Tradisi syarh dan hasyiyah tidak semata-mata hanya mengulang informasi, tapi juga memberi komentar tambahan serta catatan lebih lanjut. Sebagai contoh, kitab muhazzab yang ringkas itu diberi ulasan berjilid-jilid tebal oleh Imam Nawawi. Kitab Siraj al-Thalibin karya Syekh Ihsan Jampes (Kediri), yang merupakan syarh dari kitab Minhaj al-Abidin jadi rujukan di Arab dan Afrika. Ibn Sina mengakui ia kesulitan memahami Metaphysics karya Aristoteles sebelum membaca komentar al-Farabi terhadap karya Aristoteles tersebut.

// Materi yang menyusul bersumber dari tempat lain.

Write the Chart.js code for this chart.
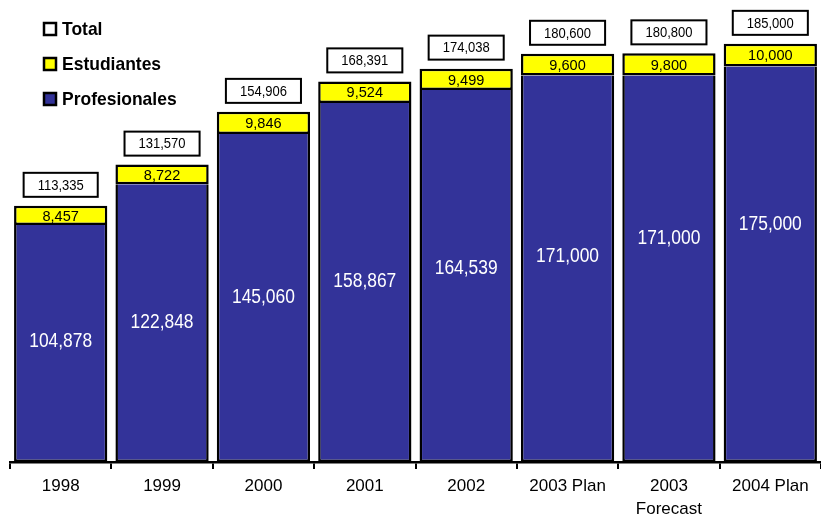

jadi, sebuah sikap ilmiah untuk memahami Quran dan hadis itu lewat komentar dan kajian para ulama yang terekam dalam kitab kuning. Qur'an dan hadis itu bukan junk food yang siap tersaji begitu saja. Dibutuhkan perangkat ilmu dan juga telaah atas kajian klasik untuk memahami Quran dan Hadis. Ulama Indonesia yang telah mencapai tingkatan itu antara lain Ustadz Quraish Shihab. Celakanya banyak lulusan pesantren kilat yang mengkritik Ustadz Quraish Shihab dengan tafsir al-Misbah-nya.

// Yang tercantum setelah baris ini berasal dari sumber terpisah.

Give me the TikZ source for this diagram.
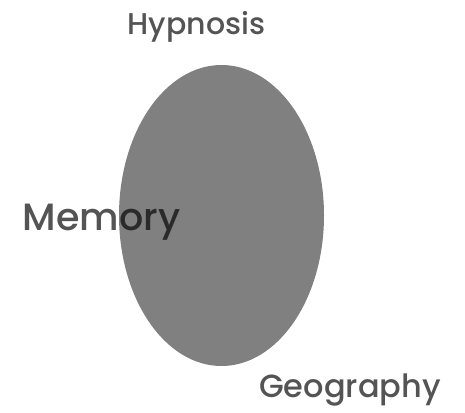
\documentclass[tikz,border=0pt]{standalone}
\usepackage{fontspec}
\setmainfont{Poppins Medium}
\usepackage{xcolor}
\usetikzlibrary{shapes.geometric}
\definecolor{blobgray}{RGB}{128,128,128}

\begin{document}
\begin{tikzpicture}[x=1pt, y=-1pt]
\tikzstyle{blob}=[ellipse, fill=blobgray, inner sep=0pt, minimum width=205pt, minimum height=301pt]
\tikzstyle{lbl}=[anchor=base, inner sep=0pt, text=black, text opacity=0.67, font=\fontsize{30}{34}\selectfont]
\useasboundingbox (0,0) rectangle (465,412);
\node[blob] (set) at (221.5,215.5) {};
\node[lbl] (hypnosis) at (196.5,35) {Hypnosis};
\node[lbl, font=\fontsize{38}{42}\selectfont] (memory) at (101.5,230) {Memory};
\node[lbl, font=\fontsize{32}{36}\selectfont] (geography) at (350,397) {Geography};
\end{tikzpicture}
\end{document}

Karena pohon keilmuan keislaman itu sudah berabad-abad, banyak yang cuma tahu ranting tapi tidak paham akar. Misalnya ada yang memuji-muji tafsir fi zhilalil qur'an-nya sayyid quthb, tapi tidak pernah dengar tafsir thabari. Saya pernah mengisi pengajian dengan merujuk tafsir thabari, terus disanggah: kok tidak merujuk ke tafsir ibn katsir? Dia tidak tahu kalau al-thabari itu lahir 461 tahun sebelum Ibn katsir.

Memang dibutuhkan kesungguhan dan juga kerendahan hati untuk menyelami khazanah keilmuan keislaman yang begitu luar biasa. Sekarang kita kaget kalau ada ulama yang pendapatnya terdengar aneh, padahal di kitab kuning itu biasa.

Imam Malik bilang anjing itu suci, kalau sekarang imam malik masih hidup sudah dituduh JIL. Satu riwayat dari mazhab Maliki bilang kalau khutbah jumat itu cuma sunnah. Pendapat ini syadz (hadits yang diriwayatkan oleh perawi yang terpercaya yang bertentangan dengan perawi yang lebih terpercaya) tapi tercatat di kitab kuning. Belum lagi para ulama yang membahas soal hilah (cara yang halus untuk mencapai tujuan) dalam fiqh, banyak yang aneh-aneh pendapatnya. Tapi semua pendapat yang berbeda dan terkesan aneh itu tidak dihapus dan masih bisa dibaca sampai sekarang di kitab kuning.

Kita tidak wajib mengikuti pendapat yang aneh-aneh tersebut tapi itu bagian dari khazanah keilmuan keislaman kita. Namun demikian para guru dan kiai harus rendah hati mengakui bahwa kitab kuning bukan segalanya. Pemahaman terhadap khazanah klasik harus diperkaya dengan kajian ilmu sosial. Agar terus lahir pemikiran yang bernas dan up to date sehingga tidak hanya berhenti di kitab yang sudah menguning itu.

Contoh mengenai penyebutan jumhur (mayoritas) ulama. Kitab kuning biasa menyebutkannya dan kita terima begitu saja. Tapi dengan bantuan ilmu sosial kita bisa bertanya pendapat jumhur (mayoritas) ulama itu kapan? di abad berapa? Bagaimana cara menghitungnya? Apakah pendapat yang diklaim sebagai mayoritas (jumhur) itu selalu mayoritas di setiap ruang dan waktu? Apa tidak ada kemungkinan yang dulunya diklaim sebagai pendapat jumhur maka seriing berjalannya waktu sudah tidak lagi mayoritas?

itu contoh bagaimana "membaca" kitab kuning juga harus diperkaya dengan kajian ilmu sosial. Wa allhu a'lam bis shawab.